— begin Material provided —

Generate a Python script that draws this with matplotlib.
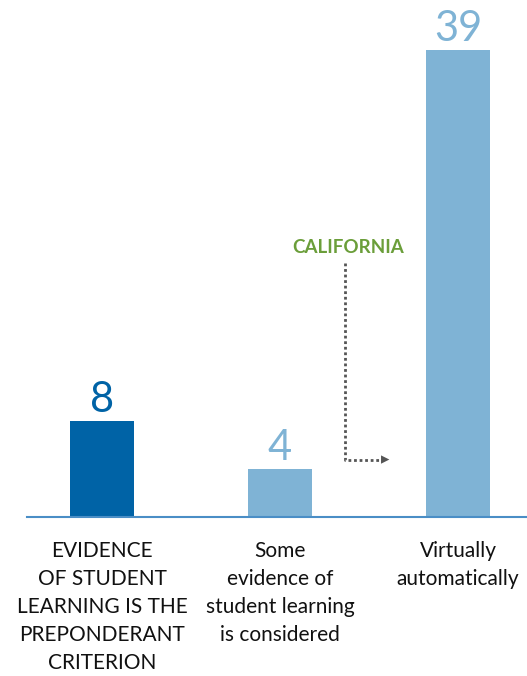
import matplotlib.pyplot as plt

categories = ["EVIDENCE\nOF STUDENT\nLEARNING IS THE\nPREPONDERANT\nCRITERION",
              "Some\nevidence of\nstudent learning\nis considered",
              "Virtually\nautomatically"]
values = [8, 4, 39]
bar_colors = ["#0063a6", "#7fb3d5", "#7fb3d5"]

W, H = 527, 676
fig = plt.figure(figsize=(W / 100, H / 100), dpi=100)
base_px = 517
ax = fig.add_axes([0, (H - base_px) / H, 1, base_px / H])
ax.set_xlim(-102 / 178, (W - 102) / 178)
ax.set_ylim(0, base_px / 11.97)
ax.axis("off")

x = range(len(values))
ax.bar(x, values, width=64 / 178, color=bar_colors, zorder=2)
ax.plot([-0.42, 2.4], [0, 0], color="#4a8ec6", lw=1.5, zorder=3, clip_on=False)

for xi, v, c in zip(x, values, bar_colors):
    ax.text(xi, v + 0.15, str(v), ha="center", va="bottom", color=c,
            fontsize=30, family="Lato")

for xi, lab in zip(x, categories):
    ax.text(xi, -2.0, lab, ha="center", va="top", fontsize=15,
            family="Lato", linespacing=1.5, color="#111111", clip_on=False)

# California annotation
ax.text(1.38, 22.5, "CALIFORNIA", ha="center", va="center", color="#6b9e3a",
        fontsize=13.5, family="Lato", fontweight="bold")
ax.plot([1.365, 1.365, 1.57], [21.2, 4.8, 4.8], color="#555555", lw=2,
        linestyle=(0, (1, 1)))
ax.annotate("", xy=(1.63, 4.8), xytext=(1.56, 4.8),
            arrowprops=dict(arrowstyle="-|>,head_length=0.6,head_width=0.3",
                            color="#555555", lw=0))

fig.savefig("out.png", dpi=100)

— end Material provided —

The lines from the top of the data above through the one holding "import matplotlib.pyplot as plt" are to be repeated exactly, and only those, with no pictures.

**Exercise output**
Generate a Python script that draws this with matplotlib.
import matplotlib.pyplot as plt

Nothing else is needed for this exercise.